* _Given information_:
※

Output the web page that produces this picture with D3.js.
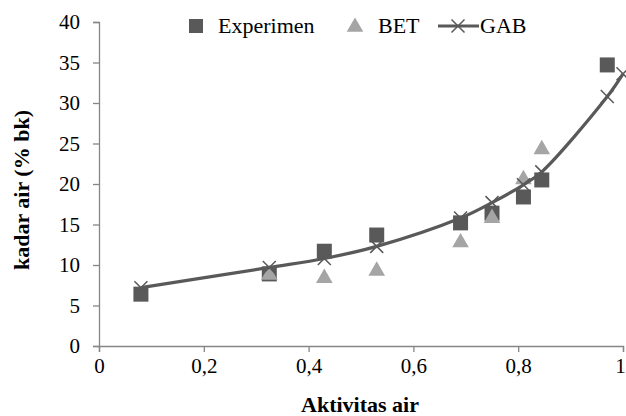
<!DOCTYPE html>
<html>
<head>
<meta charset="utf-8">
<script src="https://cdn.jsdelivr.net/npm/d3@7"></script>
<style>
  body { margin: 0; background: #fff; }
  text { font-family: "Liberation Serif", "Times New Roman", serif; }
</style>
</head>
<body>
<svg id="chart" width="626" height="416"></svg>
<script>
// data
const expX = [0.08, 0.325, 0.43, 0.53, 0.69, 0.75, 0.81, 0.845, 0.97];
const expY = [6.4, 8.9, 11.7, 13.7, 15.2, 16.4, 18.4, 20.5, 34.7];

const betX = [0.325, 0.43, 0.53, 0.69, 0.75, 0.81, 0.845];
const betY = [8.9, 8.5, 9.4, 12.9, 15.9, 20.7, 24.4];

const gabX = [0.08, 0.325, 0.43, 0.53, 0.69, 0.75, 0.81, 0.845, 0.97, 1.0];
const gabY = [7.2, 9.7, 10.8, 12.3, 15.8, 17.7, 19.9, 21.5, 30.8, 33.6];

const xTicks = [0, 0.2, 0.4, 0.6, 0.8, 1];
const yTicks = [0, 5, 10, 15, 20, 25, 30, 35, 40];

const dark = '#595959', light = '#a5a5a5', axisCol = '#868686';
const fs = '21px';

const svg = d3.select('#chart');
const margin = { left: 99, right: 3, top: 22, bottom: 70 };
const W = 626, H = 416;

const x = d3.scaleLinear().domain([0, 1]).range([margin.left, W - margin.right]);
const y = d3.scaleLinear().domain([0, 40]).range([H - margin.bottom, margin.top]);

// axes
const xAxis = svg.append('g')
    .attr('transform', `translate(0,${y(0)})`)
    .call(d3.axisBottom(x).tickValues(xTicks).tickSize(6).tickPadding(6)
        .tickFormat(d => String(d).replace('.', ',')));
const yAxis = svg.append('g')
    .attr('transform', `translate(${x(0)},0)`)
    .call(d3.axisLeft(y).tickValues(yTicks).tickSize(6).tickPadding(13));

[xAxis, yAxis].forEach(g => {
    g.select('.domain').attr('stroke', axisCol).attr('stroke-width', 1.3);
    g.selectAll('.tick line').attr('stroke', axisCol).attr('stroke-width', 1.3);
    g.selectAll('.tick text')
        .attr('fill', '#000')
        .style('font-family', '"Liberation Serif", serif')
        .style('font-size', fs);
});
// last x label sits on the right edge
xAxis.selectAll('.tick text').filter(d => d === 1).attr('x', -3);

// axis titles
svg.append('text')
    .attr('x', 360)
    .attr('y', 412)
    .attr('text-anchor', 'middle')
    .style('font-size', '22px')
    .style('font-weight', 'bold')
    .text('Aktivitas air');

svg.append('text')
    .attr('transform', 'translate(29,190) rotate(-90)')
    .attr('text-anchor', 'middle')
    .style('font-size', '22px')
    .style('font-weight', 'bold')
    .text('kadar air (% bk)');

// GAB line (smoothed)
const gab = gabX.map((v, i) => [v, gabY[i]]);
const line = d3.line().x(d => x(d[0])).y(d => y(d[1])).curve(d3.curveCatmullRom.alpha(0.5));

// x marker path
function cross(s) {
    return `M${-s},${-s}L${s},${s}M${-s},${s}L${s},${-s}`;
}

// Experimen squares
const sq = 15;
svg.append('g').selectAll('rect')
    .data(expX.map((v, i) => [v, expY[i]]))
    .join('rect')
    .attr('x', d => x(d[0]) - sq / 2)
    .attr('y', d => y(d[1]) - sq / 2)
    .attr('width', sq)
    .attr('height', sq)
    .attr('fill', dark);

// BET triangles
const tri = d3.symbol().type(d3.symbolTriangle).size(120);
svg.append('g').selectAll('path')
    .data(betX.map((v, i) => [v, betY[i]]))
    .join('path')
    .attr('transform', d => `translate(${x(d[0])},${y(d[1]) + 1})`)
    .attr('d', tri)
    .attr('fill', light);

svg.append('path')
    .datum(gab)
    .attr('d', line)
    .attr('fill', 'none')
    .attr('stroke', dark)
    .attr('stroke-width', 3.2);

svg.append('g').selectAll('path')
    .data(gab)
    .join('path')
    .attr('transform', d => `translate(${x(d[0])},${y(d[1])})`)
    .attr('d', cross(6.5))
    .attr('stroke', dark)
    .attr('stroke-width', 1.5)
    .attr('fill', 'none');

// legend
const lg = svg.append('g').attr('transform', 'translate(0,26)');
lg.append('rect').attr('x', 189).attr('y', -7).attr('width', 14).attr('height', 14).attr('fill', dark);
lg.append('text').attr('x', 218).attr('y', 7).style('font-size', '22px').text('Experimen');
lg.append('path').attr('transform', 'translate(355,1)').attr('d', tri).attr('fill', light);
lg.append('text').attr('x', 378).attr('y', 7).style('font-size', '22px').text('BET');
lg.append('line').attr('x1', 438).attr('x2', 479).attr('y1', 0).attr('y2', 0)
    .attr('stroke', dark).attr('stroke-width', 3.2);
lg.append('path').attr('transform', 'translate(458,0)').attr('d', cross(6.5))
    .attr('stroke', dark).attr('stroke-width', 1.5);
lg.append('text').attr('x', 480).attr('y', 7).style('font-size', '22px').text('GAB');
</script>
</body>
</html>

※

Starting with the first line of the data above and ending with the line containing "const fs = '21px';", please restate every line exactly, leaving images out.

Output the web page that produces this picture with D3.js.
<!DOCTYPE html>
<html>
<head>
<meta charset="utf-8">
<script src="https://cdn.jsdelivr.net/npm/d3@7"></script>
<style>
  body { margin: 0; background: #fff; }
  text { font-family: "Liberation Serif", "Times New Roman", serif; }
</style>
</head>
<body>
<svg id="chart" width="626" height="416"></svg>
<script>
// data
const expX = [0.08, 0.325, 0.43, 0.53, 0.69, 0.75, 0.81, 0.845, 0.97];
const expY = [6.4, 8.9, 11.7, 13.7, 15.2, 16.4, 18.4, 20.5, 34.7];

const betX = [0.325, 0.43, 0.53, 0.69, 0.75, 0.81, 0.845];
const betY = [8.9, 8.5, 9.4, 12.9, 15.9, 20.7, 24.4];

const gabX = [0.08, 0.325, 0.43, 0.53, 0.69, 0.75, 0.81, 0.845, 0.97, 1.0];
const gabY = [7.2, 9.7, 10.8, 12.3, 15.8, 17.7, 19.9, 21.5, 30.8, 33.6];

const xTicks = [0, 0.2, 0.4, 0.6, 0.8, 1];
const yTicks = [0, 5, 10, 15, 20, 25, 30, 35, 40];

const dark = '#595959', light = '#a5a5a5', axisCol = '#868686';
const fs = '21px';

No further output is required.